From 1966 to 1970, it was possible to purchase the Dodge Coronet in wagon form, packing a 383-cubic-inch big-block V-8 under the hood. Mated to a three-speed automatic transmission and churning out at 330 hp and 425 lb-ft of torque (using the gross ratings system of the time), the 383 had more than enough grunt to shunt the relatively heavy Coronet down the quarter-mile in fewer than 15 seconds—only a second slower than the 440 Six Pack Coronet R/T coupes sitting beside it in the showroom. That's without the full load of nine passengers that this three-row wagon was capable of carrying, of course.
Fun Mopar trivia: the Coronet 440 was actually a mid-level trim for the nameplate and didn't actually reference the engine size (although a 440 could be ordered outside of the wagon body style with the Coronet R/T).
For the 1969 model year, Chevrolet introduced the Caprice-based Kingswood Estate top-of-the-line wagon, but it wasn’t until 1970 that it went all out on muscle. Forget wood paneling, though; these days you should be less taken with the Estate's luxury than you are in the enormous 454-cu-in V-8 and four-barrel carburetor that it had to offer. Like the Coronet, the Kingswood Estate featured a three-speed automatic (or the option of a three-speed manual), but it blew past the Dodge by way of its 395 gross hp and 500 lb-ft of torque. The 454 would be progressively choked by emissions gear each year (with the Kingswood departing the line-up by the 1973 model year), but it's worth noting that, as with all of the wagons on this list, go-fast parts are easily bolted on to boost vintage output to equally eye-popping net numbers.
For 1966, Dodge actually did a bit of a flip-flop with the Coronet and Polara nameplates, pushing the latter up into the full-size segment while introducing the Coronet as the new mid-size choice. As a result, the Polara wagon gained access to the vaunted 440 cu-in V-8, what with its 350 hp and 480 lb-ft of torque. Although a bit slower than the somewhat lighter Coronet, the Polara party you want to invite yourself to starts with the 1969 model year. This gives you the best mix of style and performance, but sadly, like the Kingswood, it was all over by 1973.
4. 1966–68 Ford Country Squire
Ford's 428-cu-in V-8 was a lethal weapon in the hands of muscle car tuners, which made the Country Squire that much more appealing to gearheads. Borrowed from the Thunderbird and dumped into the full-size wagon between 1966 and 1968, the 428 was good for 345 hp (a full 70 ponies more than the next-step-down 390) and 462 lb-ft of torque. If you can find one of the rare 428-equipped Squires, you might also luck into one that was equipped with a four-speed manual gearbox instead of the more common three-speed automatic.

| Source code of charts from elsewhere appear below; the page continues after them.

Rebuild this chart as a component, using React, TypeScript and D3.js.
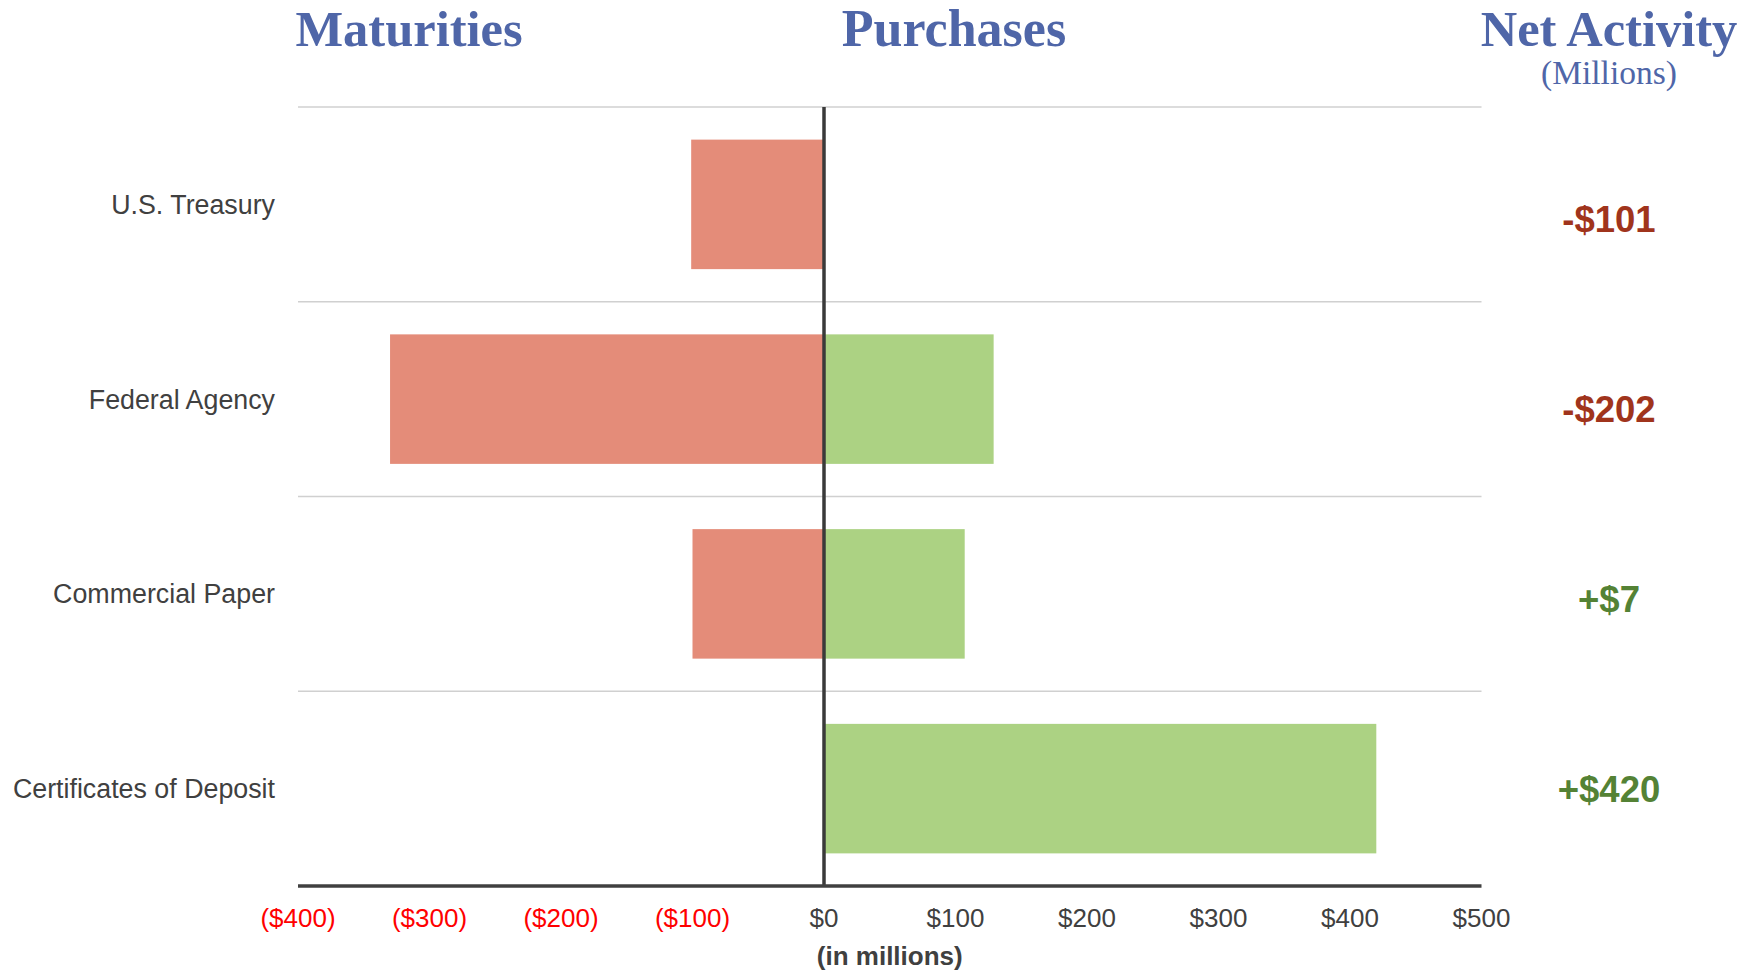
import React from "react";
import * as d3 from "d3";

const categories = ["U.S. Treasury", "Federal Agency", "Commercial Paper", "Certificates of Deposit"];
const maturities = [-101, -330, -100, 0];
const purchases = [0, 129, 107, 420];
const netActivity = [-101, -202, 7, 420];
const tickValues = [-400, -300, -200, -100, 0, 100, 200, 300, 400, 500];

const W = 1744;
const H = 973;

export default function App() {
  const x = d3.scaleLinear().domain([-400, 500]).range([298, 1481.5]);
  const y = d3.scaleBand<string>().domain(categories).range([107, 886]).paddingInner(0.335).paddingOuter(0.1675);
  const step = y.step();
  const netY = d3.scalePoint<string>().domain(categories).range([219, 789]);
  const fmtTick = (v: number) => (v < 0 ? `($${Math.abs(v)})` : `$${v}`);
  const fmtNet = (v: number) => (v < 0 ? `-$${Math.abs(v)}` : `+$${v}`);
  const sans = "Arial, 'Liberation Sans', sans-serif";
  const serif = "'Liberation Serif', 'Times New Roman', serif";
  const titleColor = "#4F66A8";

  return (
    <svg width={W} height={H} style={{ position: "absolute", left: 0, top: 0, display: "block", background: "#fff" }}>
      {/* titles */}
      <text x={409} y={46} textAnchor="middle" fontFamily={serif} fontWeight="bold" fontSize={50.5} fill={titleColor}>Maturities</text>
      <text x={954} y={46} textAnchor="middle" fontFamily={serif} fontWeight="bold" fontSize={52} fill={titleColor}>Purchases</text>
      <text x={1609} y={46} textAnchor="middle" fontFamily={serif} fontWeight="bold" fontSize={50.5} fill={titleColor}>Net Activity</text>
      <text x={1609} y={84} textAnchor="middle" fontFamily={serif} fontSize={33.5} fill={titleColor}>(Millions)</text>

      {/* gridlines at band boundaries */}
      {categories.map((c, i) => {
        const gy = (y(c) as number) - step * 0.1675;
        return <line key={"g" + i} x1={x(-400)} x2={x(500)} y1={gy} y2={gy} stroke="#d0d0d0" strokeWidth={1.5} />;
      })}

      {/* bars */}
      {categories.map((c, i) => (
        <g key={"b" + i}>
          {maturities[i] !== 0 && (
            <rect x={x(maturities[i])} y={y(c)} width={x(0) - x(maturities[i])} height={y.bandwidth()} fill="#E48C79" />
          )}
          {purchases[i] !== 0 && (
            <rect x={x(0)} y={y(c)} width={x(purchases[i]) - x(0)} height={y.bandwidth()} fill="#ACD283" />
          )}
        </g>
      ))}

      {/* zero line */}
      <line x1={x(0)} x2={x(0)} y1={107} y2={886} stroke="#3a3a3a" strokeWidth={3.5} />
      {/* x axis */}
      <line x1={x(-400)} x2={x(500)} y1={886} y2={886} stroke="#404040" strokeWidth={3.5} />

      {/* category labels */}
      {categories.map((c, i) => (
        <text key={"c" + i} x={275} y={(y(c) as number) + y.bandwidth() / 2} dy="0.35em" textAnchor="end" fontFamily={sans} fontSize={26.8} fill="#404040">{c}</text>
      ))}

      {/* tick labels */}
      {tickValues.map((v) => (
        <text key={"t" + v} x={x(v)} y={927} textAnchor="middle" fontFamily={sans} fontSize={26} fill={v < 0 ? "#FF0000" : "#404040"}>{fmtTick(v)}</text>
      ))}
      <text x={(x(-400) + x(500)) / 2} y={965} textAnchor="middle" fontFamily={sans} fontWeight="bold" fontSize={26} fill="#404040">(in millions)</text>

      {/* net activity */}
      {categories.map((c, i) => (
        <text key={"n" + i} x={1609} y={netY(c)} dy="0.35em" textAnchor="middle" fontFamily={sans} fontWeight="bold" fontSize={36.5} fill={netActivity[i] < 0 ? "#A0341C" : "#548235"}>{fmtNet(netActivity[i])}</text>
      ))}
    </svg>
  );
}
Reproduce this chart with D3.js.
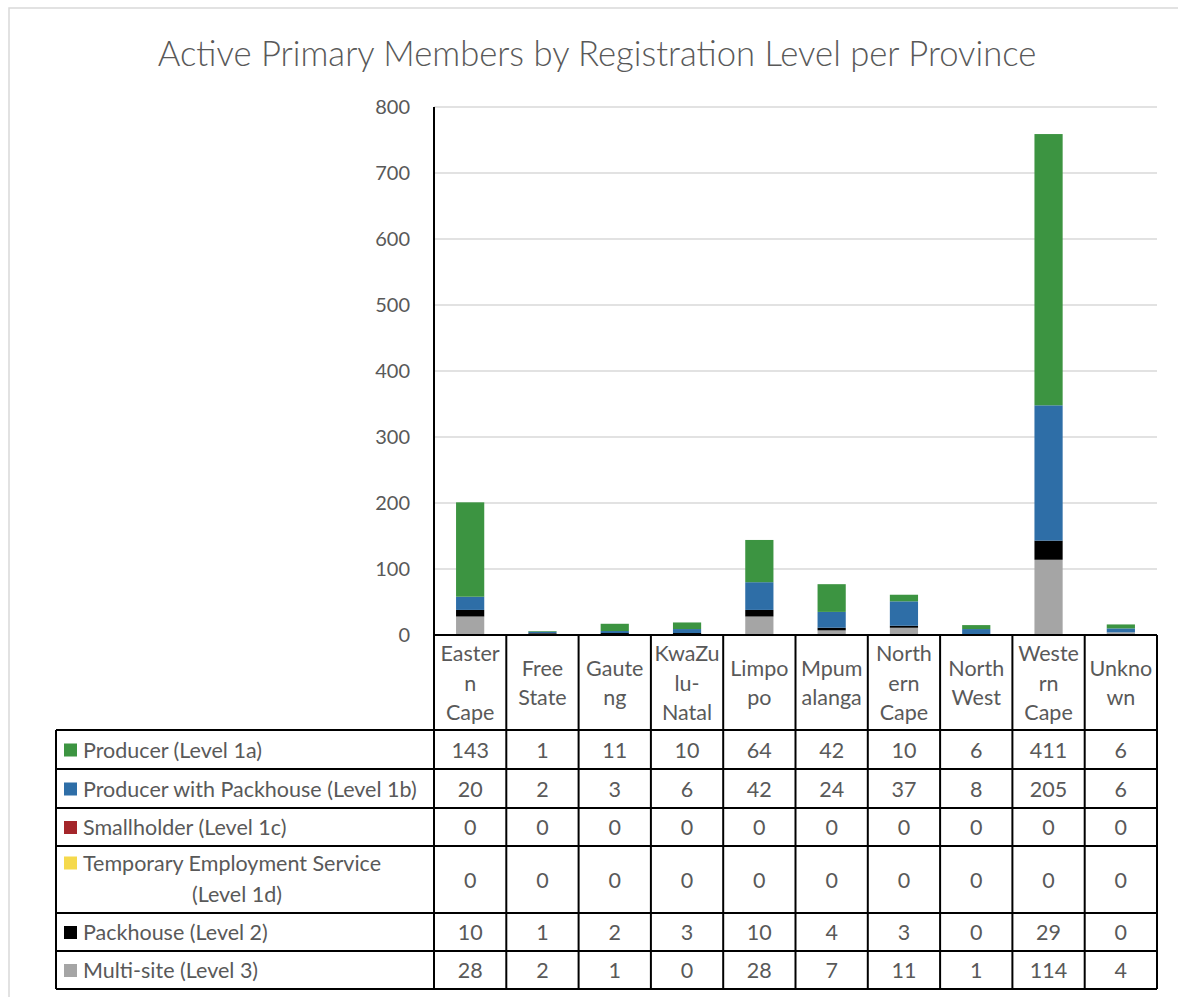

Top speed for the Ford was a lofty 120 mph, made all the more terrifying by the vehicle's 4300 lbs of curb weight combined with its standard four-wheel drum brakes.
This entry is a twofer, giving you a couple of cracks at the 455-cu-in V-8 engine produced by both Buick and Oldsmobile at the tail end of the ’60s. The 1970–72 Vista Cruiser didn't bother with the six-cylinder entry-level mills found in its competitors, keeping things simple with an all-V-8 line-up topped by a 455 that roared with 390 hp and 500 lb-ft of torque. Car and Driverlogged a 14.7 second quarter mile with the Olds when it tested a 1969 model outfitted with 4-4-2 heads from the factory, and 4-4-2 clones are by now semi-common (although only a pair of actual W30-spec wagons ever left the assembly line). Modern builders like Lingenfelter have even used the Vista Cruiser as a platform for over-the-top LS-based hot rods like this 650-hp monster.
The Buick Estate was a just-for-1970 oddball that featured 370 hp and 510 lb-ft of torque from its own 455-cu-in V-8. In fact, that was the only engine it was ever sold with before it stepped up to the full-size Electra platform the following year. Performance was similar to that of the Oldsmobile, with the added cachet of its uncommon single year of production.